▽

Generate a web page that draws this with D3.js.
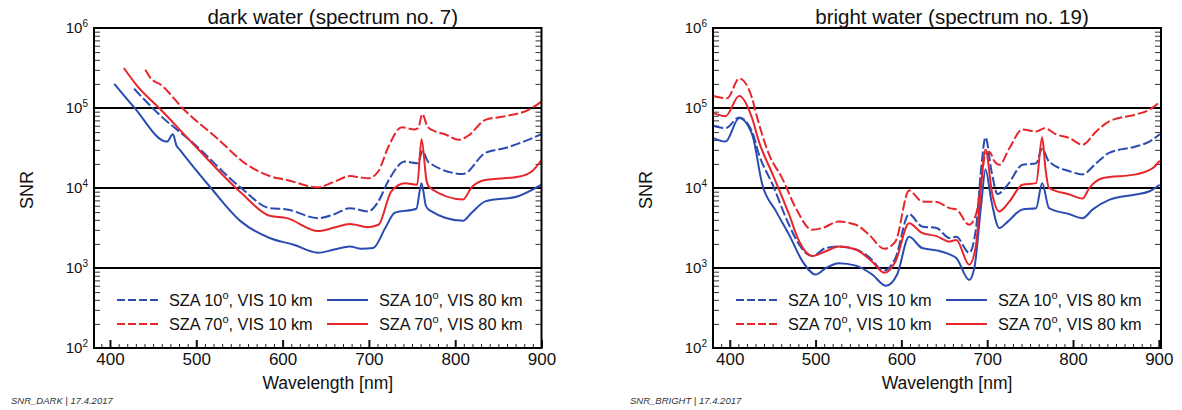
<!DOCTYPE html>
<html><head><meta charset="utf-8">
<script src="https://cdn.jsdelivr.net/npm/d3@7/dist/d3.min.js"></script>
<style>body{margin:0;background:#fff}svg{display:block}text{font-family:"Liberation Sans",Arial,sans-serif;fill:#111}</style>
</head><body><svg id="c" width="1182" height="410"></svg>
<script>
// ---------- DATA ----------
const titles = ["dark water (spectrum no. 7)", "bright water (spectrum no. 19)"];
const footers = ["SNR_DARK | 17.4.2017", "SNR_BRIGHT | 17.4.2017"];
const xTickLabels = [400, 500, 600, 700, 800, 900];
const yDecades = [2, 3, 4, 5, 6];
const legendLabels = [["SZA 10", ", VIS 10 km"], ["SZA 70", ", VIS 10 km"], ["SZA 10", ", VIS 80 km"], ["SZA 70", ", VIS 80 km"]];

// dark water, SZA 10 VIS 10 (blue dashed)
const darkW_10_10 = [428, 455, 497, 552, 585, 605, 641, 660, 678, 699, 711, 722, 742, 757, 762, 769, 809, 835, 858, 900];
const darkV_10_10 = [174000, 87000, 36000, 10000, 5600, 5400, 4200, 4700, 5600, 5100, 6800, 12000, 21400, 20400, 29000, 21000, 15000, 27500, 31600, 47000];
// dark water, SZA 70 VIS 10 (red dashed)
const darkW_70_10 = [441, 447, 459, 486, 524, 559, 585, 605, 641, 660, 678, 691, 699, 711, 722, 738, 753, 757, 762, 768, 777, 788, 804, 815, 835, 858, 885, 900];
const darkV_70_10 = [300000, 237000, 195000, 95000, 42000, 19500, 14100, 12600, 10200, 12000, 14100, 13500, 13200, 16200, 31600, 57500, 54000, 56000, 84000, 58000, 51000, 47000, 40000, 45000, 71000, 79000, 95000, 120000];
// dark water, SZA 10 VIS 80 (blue solid)
const darkW_10_80 = [405, 428, 466, 473, 477, 481, 500, 517, 552, 585, 613, 641, 660, 678, 691, 705, 719, 730, 755, 761, 766, 770, 809, 819, 835, 873, 900];
const darkV_10_80 = [200000, 102000, 38000, 47000, 34000, 30000, 16600, 10000, 3800, 2370, 1950, 1550, 1700, 1860, 1740, 1780, 3160, 4900, 5500, 11500, 6000, 5300, 3900, 4900, 6800, 7900, 11000];
// dark water, SZA 70 VIS 80 (red solid)
const darkW_70_80 = [416, 432, 459, 497, 552, 585, 605, 641, 660, 678, 699, 711, 726, 742, 756, 761, 767, 771, 809, 819, 835, 873, 889, 900];
const darkV_70_80 = [316000, 186000, 95000, 35000, 8700, 4500, 4200, 2900, 3200, 3550, 3240, 3470, 9100, 11500, 11000, 40700, 12000, 10000, 7200, 10200, 12600, 13800, 16200, 22400];

// bright water, SZA 10 VIS 10 (blue dashed)
const brightW_10_10 = [381, 395, 411, 426, 434, 450, 469, 481, 496, 512, 527, 547, 566, 574, 580, 593, 609, 624, 641, 656, 664, 679, 687, 693, 698, 705, 712, 724, 741, 757, 764, 772, 796, 811, 827, 842, 873, 889, 901];
const brightV_10_10 = [60000, 56000, 76000, 51000, 26300, 11000, 3470, 1950, 1410, 1780, 1860, 1700, 1260, 1000, 930, 1330, 4700, 3300, 3160, 2370, 2450, 1550, 3160, 17800, 43000, 16200, 8400, 11000, 19500, 20400, 31000, 21400, 16200, 14800, 20400, 27500, 33000, 38000, 47000];
// bright water, SZA 70 VIS 10 (red dashed)
const brightW_70_10 = [381, 397, 411, 426, 430, 446, 461, 477, 496, 508, 527, 547, 562, 580, 593, 609, 624, 641, 656, 664, 679, 687, 693, 698, 703, 708, 714, 726, 741, 757, 767, 780, 796, 811, 827, 842, 873, 889, 901];
const brightV_70_10 = [141000, 132000, 234000, 133000, 91000, 26000, 13300, 5600, 3000, 3160, 3800, 3470, 2630, 1740, 2140, 9300, 6800, 6700, 5600, 5400, 3470, 4700, 12000, 27000, 28000, 22000, 19500, 31600, 54000, 51000, 56000, 47000, 42000, 34700, 51000, 68000, 83000, 95000, 119000];
// bright water, SZA 10 VIS 80 (blue solid)
const brightW_10_80 = [381, 395, 411, 426, 438, 454, 469, 485, 500, 512, 527, 547, 566, 582, 595, 609, 624, 641, 656, 664, 679, 685, 693, 698, 705, 714, 724, 741, 757, 764, 772, 796, 811, 823, 842, 873, 889, 901];
const brightV_10_80 = [42000, 38000, 75000, 47000, 11000, 5100, 2630, 1200, 830, 1000, 1150, 1070, 830, 600, 830, 2450, 1780, 1660, 1480, 1330, 710, 1000, 6200, 17000, 6800, 3160, 3800, 5400, 5600, 11500, 5600, 4700, 4200, 5400, 7100, 8300, 9100, 11000];
// bright water, SZA 70 VIS 80 (red solid)
const brightW_70_80 = [381, 395, 411, 426, 434, 450, 469, 481, 496, 512, 527, 547, 566, 580, 593, 609, 624, 641, 656, 664, 679, 687, 693, 698, 706, 714, 726, 741, 757, 764, 768, 772, 796, 811, 819, 835, 873, 893, 901];
const brightV_70_80 = [87000, 79000, 141000, 75000, 38000, 14800, 4700, 2140, 1410, 1620, 1860, 1700, 1200, 870, 1200, 3630, 2750, 2500, 2140, 2240, 1100, 1950, 11000, 30000, 8300, 5100, 6800, 11000, 11500, 43000, 17000, 10000, 8300, 7400, 10000, 13300, 14800, 17800, 21900];

// ---------- DRAW ----------
const BLUE = "#2a4cb2", RED = "#e6262b";
const svg = d3.select("#c");
const panels = [
  {x0: 94, x1: 541.5, dom: [381.5, 900], title: titles[0], foot: footers[0], footX: 11,
   series: [[darkW_10_10, darkV_10_10, BLUE, true], [darkW_70_10, darkV_70_10, RED, true], [darkW_10_80, darkV_10_80, BLUE, false], [darkW_70_80, darkV_70_80, RED, false]]},
  {x0: 713, x1: 1161, dom: [380.5, 902.5], title: titles[1], foot: footers[1], footX: 630,
   series: [[brightW_10_10, brightV_10_10, BLUE, true], [brightW_70_10, brightV_70_10, RED, true], [brightW_10_80, brightV_10_80, BLUE, false], [brightW_70_80, brightV_70_80, RED, false]]}
];
const yTop = 28, yBot = 348;
const y = d3.scaleLog().domain([100, 1e6]).range([yBot, yTop]);

panels.forEach(p => {
  const x = d3.scaleLinear().domain(p.dom).range([p.x0, p.x1]);
  const g = svg.append("g");
  const cx = (p.x0 + p.x1) / 2;

  // minor y ticks (inside, both sides)
  const minorY = [];
  for (let d = 2; d < 6; d++) for (let k = 2; k <= 9; k++) minorY.push(k * Math.pow(10, d));
  g.append("g").attr("transform", `translate(${p.x0},0)`)
    .call(d3.axisLeft(y).tickValues(minorY).tickSize(-6).tickFormat(""))
    .call(a => { a.select(".domain").remove(); a.selectAll("line").attr("stroke", "#333").attr("stroke-width", 1); });
  g.append("g").attr("transform", `translate(${p.x1},0)`)
    .call(d3.axisRight(y).tickValues(minorY).tickSize(-6).tickFormat(""))
    .call(a => { a.select(".domain").remove(); a.selectAll("line").attr("stroke", "#333").attr("stroke-width", 1); });

  // x minor ticks
  const minorX = d3.range(390, 901, 10).filter(v => v % 100 !== 0 && v >= p.dom[0]);
  g.append("g").attr("transform", `translate(0,${yBot})`)
    .call(d3.axisBottom(x).tickValues(minorX).tickSize(-4).tickFormat(""))
    .call(a => { a.select(".domain").remove(); a.selectAll("line").attr("stroke", "#222").attr("stroke-width", 1); });
  // x major ticks + labels
  g.append("g").attr("transform", `translate(0,${yBot})`)
    .call(d3.axisBottom(x).tickValues(xTickLabels).tickSize(-8).tickPadding(5).tickFormat(d3.format("d")))
    .call(a => {
      a.select(".domain").remove();
      a.selectAll("line").attr("stroke", "#111").attr("stroke-width", 2);
      a.selectAll("text").attr("font-size", 17).attr("font-family", "Liberation Sans, Arial, sans-serif").attr("fill", "#111");
    });

  // decade gridlines
  g.selectAll("line.grid").data([1e3, 1e4, 1e5]).join("line")
    .attr("x1", p.x0).attr("x2", p.x1).attr("y1", d => y(d)).attr("y2", d => y(d))
    .attr("stroke", "#000").attr("stroke-width", 2);

  // y labels 10^n
  yDecades.forEach(e => {
    const t = g.append("text").attr("x", p.x0 - 6).attr("y", y(Math.pow(10, e)) + 5)
      .attr("text-anchor", "end").attr("font-size", 15);
    t.append("tspan").text("10");
    t.append("tspan").attr("font-size", 10).attr("dy", -6).text(e);
  });

  // series
  const line = d3.line().curve(d3.curveMonotoneX);
  p.series.forEach(([ws, vs, col, dashed]) => {
    const pts = ws.map((w, i) => [x(w), y(vs[i])]);
    g.append("path").attr("d", line(pts)).attr("fill", "none").attr("stroke", col)
      .attr("stroke-width", 2).attr("stroke-dasharray", dashed ? "10,3" : null)
      .attr("stroke-linejoin", "round");
  });

  // frame
  g.append("rect").attr("x", p.x0).attr("y", yTop).attr("width", p.x1 - p.x0).attr("height", yBot - yTop)
    .attr("fill", "none").attr("stroke", "#000").attr("stroke-width", 2);

  // legend
  const legCols = [23, 233], legRows = [300, 324];
  const legStyle = [[BLUE, true], [RED, true], [BLUE, false], [RED, false]];
  legendLabels.forEach((lab, i) => {
    const col = Math.floor(i / 2), row = i % 2;
    const lx = p.x0 + legCols[col], ly = legRows[row];
    g.append("line").attr("x1", lx).attr("x2", lx + 41).attr("y1", ly).attr("y2", ly)
      .attr("stroke", legStyle[i][0]).attr("stroke-width", 2).attr("stroke-dasharray", legStyle[i][1] ? "8,3" : null);
    const t = g.append("text").attr("x", lx + 52).attr("y", ly + 5.5).attr("font-size", 16.3);
    t.append("tspan").text(lab[0]);
    t.append("tspan").attr("font-size", 11).attr("dy", -7).text("o");
    t.append("tspan").attr("dy", 7).text(lab[1]);
  });

  // title
  g.append("text").attr("x", cx + 15).attr("y", 24).attr("text-anchor", "middle").attr("font-size", 20.5).text(p.title);
  // axis titles
  g.append("text").attr("x", cx + 10).attr("y", 389).attr("text-anchor", "middle").attr("font-size", 17.5).text("Wavelength [nm]");
  g.append("text").attr("transform", `translate(${p.x0 - 61},${(yTop + yBot) / 2 + 2}) rotate(-90)`)
    .attr("text-anchor", "middle").attr("font-size", 18).text("SNR");
  // footer
  g.append("text").attr("x", p.footX).attr("y", 404).attr("font-size", 9.5).attr("font-style", "italic")
    .style("fill", "#333").text(p.foot);
});
</script></body></html>
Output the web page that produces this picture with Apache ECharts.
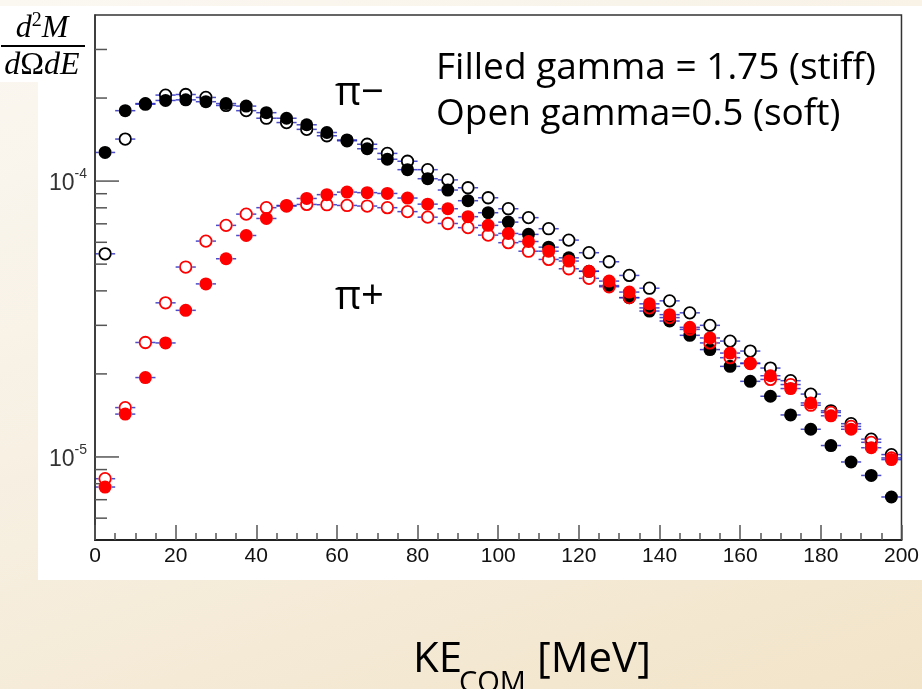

△

What you will do: Reply with nothing except the number of lines in the listing above that include the string "page".

Problem solution: 2